US 12,412,087 B2
	Classifying data from de-identified content
Aswin Kannan, Chennai (IN); Balaji Ganesan, Bengaluru (IN); and Shanmukha Chaitanya Guttula, Vijayawada (IN)
Assigned to International Business Machines Corporation, Armonk, NY (US)
Filed by International Business Machines Corporation, Armonk, NY (US)
Filed on Apr. 23, 2021, as Appl. No. 17/238,567.
Prior Publication US 2022/0343151 A1, Oct. 27, 2022
Int. Cl. G06N 3/08 (2023.01); G06F 16/93 (2019.01); G06N 3/04 (2023.01)

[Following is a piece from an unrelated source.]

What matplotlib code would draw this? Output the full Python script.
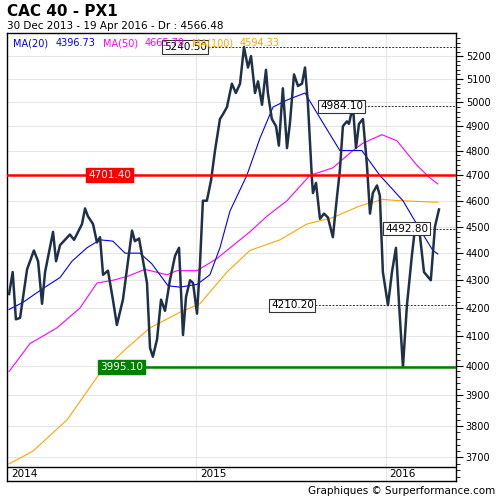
import numpy as np
import matplotlib
matplotlib.use("Agg")
import matplotlib.pyplot as plt
from matplotlib.ticker import FixedLocator, NullFormatter, FixedFormatter

# years after 1 Jan 2014 / index level
px_t = [.011, .03, .047, .069, .106, .142, .164, .185, .201, .243, .259, .28, .332, .354, .396, .412,
        .427, .454, .475, .491, .507, .533, .559, .58, .612, .66, .675, .697, .739, .755, .77, .792,
        .813, .834, .86, .887, .908, .929, .945, .966, .982, 1.003, 1.018, 1.034, 1.055, 1.077, 1.098,
        1.124, 1.14, 1.161, 1.187, 1.208, 1.23, 1.251, 1.272, 1.288, 1.309, 1.325, 1.346, 1.367, 1.377,
        1.398, 1.42, 1.435, 1.456, 1.478, 1.493, 1.515, 1.536, 1.557, 1.573, 1.588, 1.61, 1.615, 1.631,
        1.652, 1.673, 1.694, 1.72, 1.741, 1.757, 1.773, 1.794, 1.805, 1.826, 1.842, 1.858, 1.879, 1.9,
        1.916, 1.931, 1.953, 1.968, 1.984, 2.011, 2.032, 2.053, 2.069, 2.09, 2.111, 2.137, 2.153, 2.179,
        2.201, 2.237, 2.259, 2.28]
px_v = [4250, 4330, 4160, 4165, 4340, 4410, 4370, 4215, 4330, 4480, 4370, 4430, 4470, 4450, 4510, 4570,
        4540, 4510, 4440, 4460, 4320, 4335, 4230, 4140, 4230, 4485, 4445, 4455, 4290, 4060, 4030, 4090,
        4230, 4190, 4300, 4390, 4420, 4105, 4240, 4300, 4290, 4180, 4350, 4600, 4600, 4680, 4800,
        4930, 4950, 4980, 5080, 5040, 5080, 5240, 5150, 5200, 5040, 5090, 4990, 5140, 5040,
        4930, 4900, 4820, 5060, 4810, 4910, 5120, 5070, 5080, 5150, 5000, 4680, 4630, 4670,
        4530, 4550, 4535, 4460, 4610, 4720, 4900, 4920, 4910, 4984, 4810, 4910, 4930, 4740,
        4550, 4630, 4660, 4620, 4330, 4210, 4330, 4420, 4220, 3995, 4210, 4390, 4490, 4470,
        4330, 4300, 4500, 4566]

ma20_t = [.011, .084, .19, .28, .343, .422, .491, .559, .623, .702, .765, .85, .913, 1.003, 1.071, 1.124,
          1.177, 1.266, 1.335, 1.404, 1.478, 1.573, 1.625, 1.694, 1.757, 1.873, 1.968, 2.09, 2.179, 2.248, 2.274]
ma20_v = [4195, 4220, 4270, 4310, 4370, 4420, 4450, 4445, 4400, 4400, 4360, 4280, 4275, 4285, 4320, 4420,
          4560, 4700, 4850, 4980, 5010, 5040, 4970, 4880, 4800, 4800, 4700, 4600, 4490, 4410, 4397]
ma50_t = [.011, .121, .264, .385, .475, .559, .639, .728, .844, .897, 1.003, 1.108, 1.23, 1.282, 1.372,
          1.478, 1.599, 1.72, 1.826, 1.879, 1.979, 2.058, 2.164, 2.232, 2.274]
ma50_v = [3980, 4075, 4130, 4200, 4290, 4300, 4315, 4340, 4320, 4335, 4335, 4380, 4450, 4480, 4540,
          4600, 4700, 4730, 4800, 4830, 4865, 4840, 4740, 4690, 4666]
ma100_t = [.011, .137, .317, .491, .633, .755, .913, 1.018, 1.161, 1.282, 1.441, 1.583, 1.72, 1.863,
           1.984, 2.074, 2.274]
ma100_v = [3680, 3720, 3820, 3975, 4060, 4130, 4185, 4215, 4330, 4410, 4450, 4510, 4535, 4580,
           4605, 4600, 4594]

resistance = 4701.40
support = 3995.10
# (level, where the label box ends, in years after 2014)
marks = [(5240.50, 1.055), (4984.10, 1.879), (4210.20, 1.62), (4492.80, 2.222)]
legend = [("MA(20)", "4396.73", "#0000ff"), ("MA(50)", "4665.79", "#ff00ff"), ("MA(100)", "4594.33", "#ffa500")]
years = [2014, 2015, 2016]

fig = plt.figure(figsize=(5, 5), dpi=100)
fig.patch.set_facecolor("white")
ax = fig.add_axes([0.014, 0.038, 0.898, 0.896])
x0 = 2014
ax.set_yscale("log")
ax.set_ylim(3627, 5303)
ax.set_xlim(2014.0, 2016.37)
bottom_line = 3671

# grid
for v in range(3700, 5300, 100):
    ax.axhline(v, color="#e6e6e6", lw=0.8, zorder=0)
for yr in years[1:]:
    ax.axvline(yr, color="#e6e6e6", lw=0.8, zorder=0)
ax.axhline(bottom_line, color="black", lw=1, zorder=5)

ax.plot(np.array(ma100_t) + x0, ma100_v, color="#ffa500", lw=0.8, zorder=2)
ax.plot(np.array(ma50_t) + x0, ma50_v, color="#ff00ff", lw=0.8, zorder=2)
ax.plot(np.array(ma20_t) + x0, ma20_v, color="#0000ff", lw=0.8, zorder=2)
ax.plot(np.array(px_t) + x0, px_v, color="#1f3049", lw=1.8, zorder=3)

# horizontal levels
ax.axhline(resistance, color="red", lw=1.8, zorder=4)
ax.text(2014.43, resistance, f"{resistance:.2f}", color="white", fontsize=7.5, va="center",
        bbox=dict(boxstyle="square,pad=0.2", fc="red", ec="red"), zorder=6)
ax.plot([2014.485, 2016.37], [support, support], color="green", lw=1.8, zorder=4)
ax.text(2014.49, support, f"{support:.2f}", color="white", fontsize=7.5, va="center",
        bbox=dict(boxstyle="square,pad=0.2", fc="green", ec="green"), zorder=6)

for v, t in marks:
    ax.plot([x0 + t + 0.005, 2016.37], [v, v], color="#333333", lw=0.7, ls=(0, (2, 1.5)), zorder=4)
    ax.text(x0 + t, v, f"{v:.2f}", ha="right", va="center", fontsize=7.5,
            bbox=dict(boxstyle="square,pad=0.15", fc="white", ec="#333333", lw=0.8), zorder=6)

# legend row
lx = [0.013, 0.109, 0.214, 0.307, 0.412, 0.519]
for i, (name, val, col) in enumerate(legend):
    ax.text(lx[2 * i], 0.988, name, transform=ax.transAxes, color=col, fontsize=7, va="top", zorder=7)
    ax.text(lx[2 * i + 1], 0.988, val, transform=ax.transAxes, color=col, fontsize=7, va="top", zorder=7)

# axes
ax.yaxis.tick_right()
ax.yaxis.set_major_locator(FixedLocator(range(3700, 5300, 100)))
ax.yaxis.set_major_formatter(FixedFormatter([str(v) for v in range(3700, 5300, 100)]))
ax.yaxis.set_minor_locator(FixedLocator([v for v in range(3640, 5300, 20) if v % 100]))
ax.yaxis.set_minor_formatter(NullFormatter())
ax.tick_params(axis="y", which="major", labelsize=7, length=5, width=0.8, pad=2)
ax.tick_params(axis="y", which="minor", length=3, width=0.6)
ax.set_xticks([])
for yr in years:
    ax.text(yr + 0.02, 3649, str(yr), fontsize=7.5, va="center", ha="left")
for s in ax.spines.values():
    s.set_linewidth(1)

fig.text(0.014, 0.992, "CAC 40 - PX1", fontsize=11, weight="bold", va="top")
fig.text(0.014, 0.958, "30 Dec 2013 - 19 Apr 2016 - Dr : 4566.48", fontsize=7.5, va="top")
fig.text(0.99, 0.008, "Graphiques © Surperformance.com", fontsize=7.5, ha="right", va="bottom")

fig.savefig("out.png", dpi=100)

CPC G06N 3/08 (2013.01) [G06F 16/93 (2019.01); G06N 3/04 (2013.01)]

20 Claims

1. A computer-implemented method, the method comprising:

applying one or more rules to identify one or more structural elements of a document, wherein the one or more structural elements are indicative of at least one of an organization of text within the document and a visual presentation of text within the document;

determining, based at least in part on the one or more structural elements, one or more pairs of words within the document having a hypernym relationship;

extracting de-identified content within the document based on one or more de-identification techniques applied to the document;

applying a set of causal rules to the de-identified content and the one or more pairs of words by computing mutual dependence and/or mutual independence between the de-identified content and the one or more pairs of words;

annotating, based at least in part on the computed mutual dependence and/or mutual independence, at least a portion of the de-identified content as belonging to a class of protected content; and

training a machine learning model on a set of training data to automatically identify at least a portion of the de-identification techniques in at least one other document, wherein the set of training data comprises the annotated portion of the de-identified content;

wherein the method is carried out by at least one computing device.